A partir de 2016, reprise des relations avec les bailleurs et les investisseurs, des centrales hydroélectriques sont en chantier, à l’instar de celle de Farahantsana, en Région Analamanga, commune de Mahitsy, prévue d’être terminée cette année, et devant fournir 28 MW ; il en est de même pour celle de Balaoka-Lokoho, en Région SAVA, ou Ampitabepoaky, Tsiroanomandidy. Quant à la future centrale hydroélectrique de Sahofika (192 MW) elle sera la plus importante du pays, les études entamées en 2018 vont permettre le démarrage des travaux vers la fin de cette année.

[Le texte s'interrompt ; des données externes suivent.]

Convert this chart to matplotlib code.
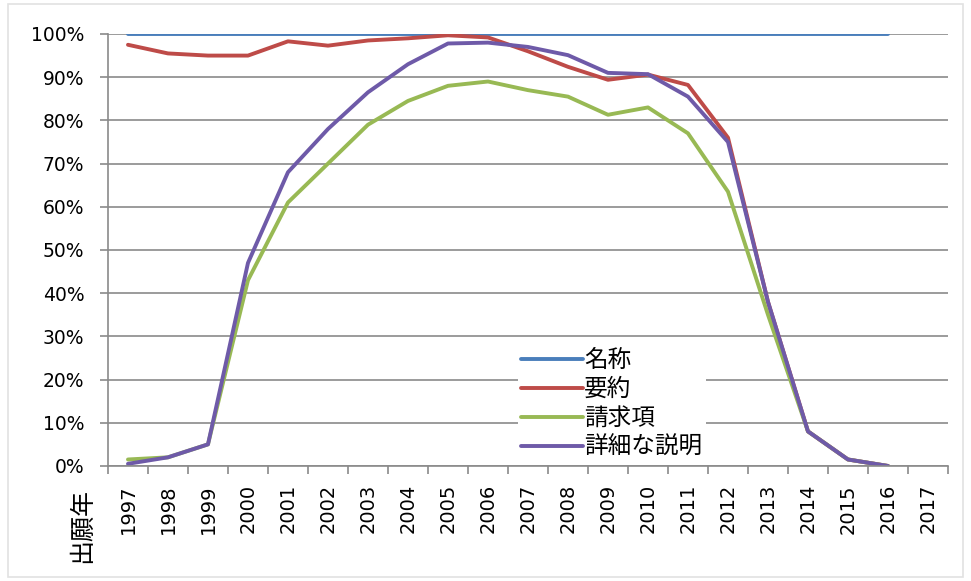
import matplotlib
matplotlib.use("Agg")
import matplotlib.pyplot as plt
from matplotlib.ticker import FixedLocator, PercentFormatter
from matplotlib.patches import Rectangle

plt.rcParams['font.family'] = ['Noto Sans CJK JP', 'DejaVu Sans']

years = [str(y) for y in range(1997, 2018)]
series_names = ['名称', '要約', '請求項', '詳細な説明']
meisho = [100]*20
youyaku = [97.5, 95.5, 95, 95, 98.3, 97.3, 98.5, 99, 99.7, 99.2, 96, 92.4, 89.4, 90.6, 88.2, 76, 38, 8, 1.5, 0]
seikyu = [1.5, 2, 5, 43, 61, 70, 79, 84.5, 88, 89, 87, 85.5, 81.3, 83, 77, 63.5, 35, 8, 1.5, 0]
shousai = [0.5, 2, 5, 47, 68, 78, 86.5, 93, 97.8, 98, 97, 95.1, 91, 90.7, 85.5, 75, 38, 8, 1.5, 0]
colors = ['#4A7EBB', '#BE4B48', '#98B954', '#6E5AA8']

fig = plt.figure(figsize=(9.71, 5.81), dpi=100)
fig.patches.append(Rectangle((8/971, 4/581), 955/971, 573/581, transform=fig.transFigure,
                             fill=False, edgecolor='#e2e2e2', lw=1.2))
ax = fig.add_axes([0.1112, 0.198, 0.8651, 0.7435])

for vals, name, c in zip([meisho, youyaku, seikyu, shousai], series_names, colors):
    ax.plot(list(range(len(vals))), vals, color=c, lw=2.8, label=name, solid_capstyle='round')

ax.set_xlim(-0.5, len(years) - 0.5)
ax.set_ylim(0, 100)
ax.set_yticks(range(0, 101, 10))
ax.yaxis.set_major_formatter(PercentFormatter(decimals=0))
ax.grid(axis='y', color='#8a8a8a', lw=1.2)
ax.set_axisbelow(True)
ax.set_xticks(range(len(years)))
ax.set_xticklabels(years, rotation=90, fontsize=14, family='DejaVu Sans')
for t in ax.get_yticklabels():
    t.set_family('DejaVu Sans')
ax.xaxis.set_minor_locator(FixedLocator([i - 0.5 for i in range(len(years) + 1)]))
ax.tick_params(axis='x', which='major', length=0, pad=13)
ax.tick_params(axis='x', which='minor', length=6, color='#8a8a8a', width=1.2)
ax.tick_params(axis='y', length=6, color='#8a8a8a', width=1.2, labelsize=13.5, pad=11)
for s in ['top', 'right']:
    ax.spines[s].set_visible(False)
for s in ['left', 'bottom']:
    ax.spines[s].set_color('#8a8a8a')
    ax.spines[s].set_linewidth(1.2)

fig.text(0.0845, 0.031, '出願年', rotation=90, fontsize=18, ha='center', va='bottom')

leg = ax.legend(loc='lower left', bbox_to_anchor=(0.488, 0.008), frameon=True, fontsize=17,
                handlelength=2.6, handletextpad=0.05, labelspacing=0.25, borderpad=0.15,
                borderaxespad=0.0)
leg.get_frame().set_edgecolor('none')
leg.get_frame().set_facecolor('white')
leg.get_frame().set_alpha(1)
leg.get_frame().set_boxstyle('square', pad=0)

fig.savefig('out.png', dpi=100)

En énergie solaire, Madagascar possède un immense potentiel car le temps moyen d’ensoleillement est de l’ordre de 2800 heures par an. Selon les estimations, l’énergie solaire peut fournir 2000 kWh par an, par mètre carré de panneau solaire, ce qui constitue une option efficace pour l’accès du monde rural à l’électricité. La première grande ferme solaire photovoltaïque de Madagascar est opérationnelle à Ambatolampy, depuis 2018, avec une production de 20 MWc ; à Maevatanana, c’est une centrale hybride solaire-thermique qui approvisionne la capitale de la Région Betsiboka depuis la même année ; et tout récemment à Antsohihy. A la dimension d’une commune rurale, le projet « 100 Villages Solaires » a été lancé à Belobaka, en Région Bongolava ; il faut dire que plusieurs communes rurales disposent de petites centrales hybrides solaire-thermique, c’est le cas, par exemple de Mahaboboka et de Saint Augustin, en Région Atsimo Andrefana, grâce à la coopération internationale. Et, pas plus tard que la semaine dernière, la construction d’une centrale hybride solaire-thermique a été lancée à Morondava. C’est dire que les énergies renouvelables constituent un atout considérable, et contribuent, par ailleurs, à l’accès du monde rural à l’électricité, même les localités les plus enclavées.